Une initiative ancienne du mouvement ouvrier révolutionnaire
Clara Zetkin
À propos du « mois de la
femme » dont nous avons déjà parlé, le site de la Ville écrit : « Le 8 mars est depuis plusieurs années la
Journée internationale pour les droits des femmes : une formidable occasion de
mettre en avant la nécessaire réduction des inégalités entre les femmes et les
hommes ». Si nous n’avons bien sûr rien à redire avec la seconde
partie de la phrase, il n’en va pas de même avec la première où le rédacteur
fait preuve d’une inculture grave pour le moins. Toujours généreux quand il s’agit
de connaissances, nous lui proposons de lire l’article ci-dessous de la
parution de cette semaine de notre hebdomadaire Lutte ouvrière qui porte sur cette journée du 8 mars qui a tout de
même plus… d’un siècle et qui n’a pas attendu ces dernières années, même lorsqu’il
s’agit de celle mise en place par l’ONU. DM
Journée du 8 mars : une initiative du mouvement ouvrier révolutionnaire
02 Mars 2022
En 1977, les Nations unies, sous la pression des mobilisations de femmes dans le monde, ont fait du 8 mars la Journée internationale des droits des femmes, une manifestation empruntée au mouvement ouvrier révolutionnaire, pionnier dans la lutte pour l’émancipation des travailleurs et des femmes.

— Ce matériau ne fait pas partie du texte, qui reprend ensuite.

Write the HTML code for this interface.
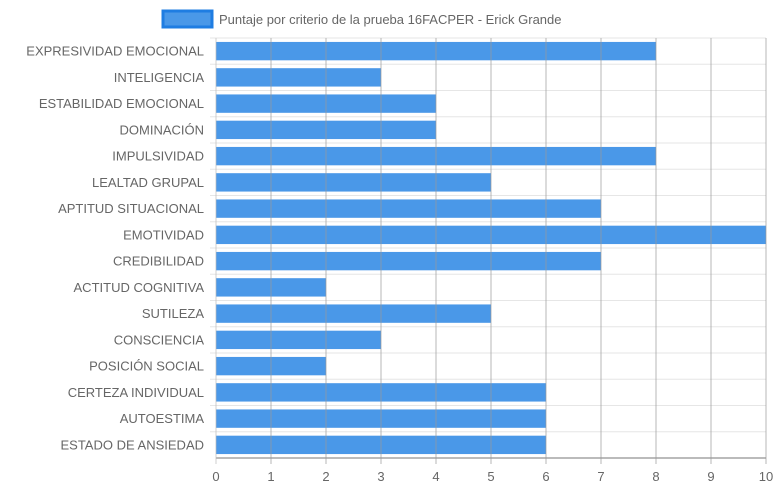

L’Internationale ouvrière, créée en 1889, fut en effet la première organisation politique à mettre en avant le principe « à travail égal, salaire égal ». Dirigeants et militants de cette Internationale n’aspiraient pas à gérer les affaires de la bourgeoisie mais à renverser le capitalisme et à le remplacer par une société socialiste égalitaire, sans exploitation ni frontières.
Friedrich Engels poussa une militante allemande, Clara Zetkin, à intervenir au congrès de 1889 pour y défendre les droits des femmes contre les préjugés de certains militants, partisans du maintien de la femme au foyer. Les premières militantes socialistes ne devaient pas manquer de courage pour s’adresser à des assemblées composées presque exclusivement d’hommes, parfois narquois ou hostiles.
En Allemagne, entre 1882 et 1907, le nombre des ouvrières avait triplé, passant de 500 000 à 1,5 million. Le Parti socialiste allemand (SPD) organisait de plus en plus de femmes : 62 000 en 1908. Au même moment, les syndicats ouvriers liés au SPD comptaient 135 000 femmes.
Aussi, en 1907, les militantes de la Deuxième Internationale appelèrent à une conférence internationale des femmes, où cinquante d’entre elles représentèrent quinze pays. Dans la défense des droits des travailleuses, elles marquaient les limites des féministes bourgeoises, qui ne revendiquaient que le droit de vote, parfois même seulement pour les femmes riches. Les militantes socialistes réclamaient le suffrage universel, tout en soulignant qu’il ne mettrait pas fin à l’exploitation des travailleuses et des travailleurs. Pour abattre le capitalisme, femmes et hommes devaient s’organiser économiquement dans les syndicats et politiquement dans les partis socialistes.
En 1910, une seconde conférence des femmes socialistes lança l’idée d’une journée internationale pour les droits des femmes, comparable au 1er mai ouvrier. La première de ces journées eut lieu en mars 1911. Un million de femmes y participèrent dans plusieurs pays d’Europe. Le 8 mars 1914, les ouvrières allemandes manifestaient pour le droit de vote, qui fut obtenu en 1918. Le 8 mars 1917, en Russie, la Journée des femmes marqua le début de la révolution. Ensuite, le mouvement communiste né de cette révolution prolétarienne fit du 8 mars la Journée des droits des femmes, officialisée en Russie soviétique en 1921 par un décret de Lénine.
C’est bien le mouvement ouvrier révolutionnaire qui a donné naissance à la Journée internationale des droits des femmes car, comme le disait le socialiste August Bebel dans son livre La femme et le socialisme : « Il ne peut y avoir d’émancipation humaine sans indépendance sociale et égalité des sexes ». C’est toujours vrai et c’est une raison, toujours actuelle, de manifester ce jour-là.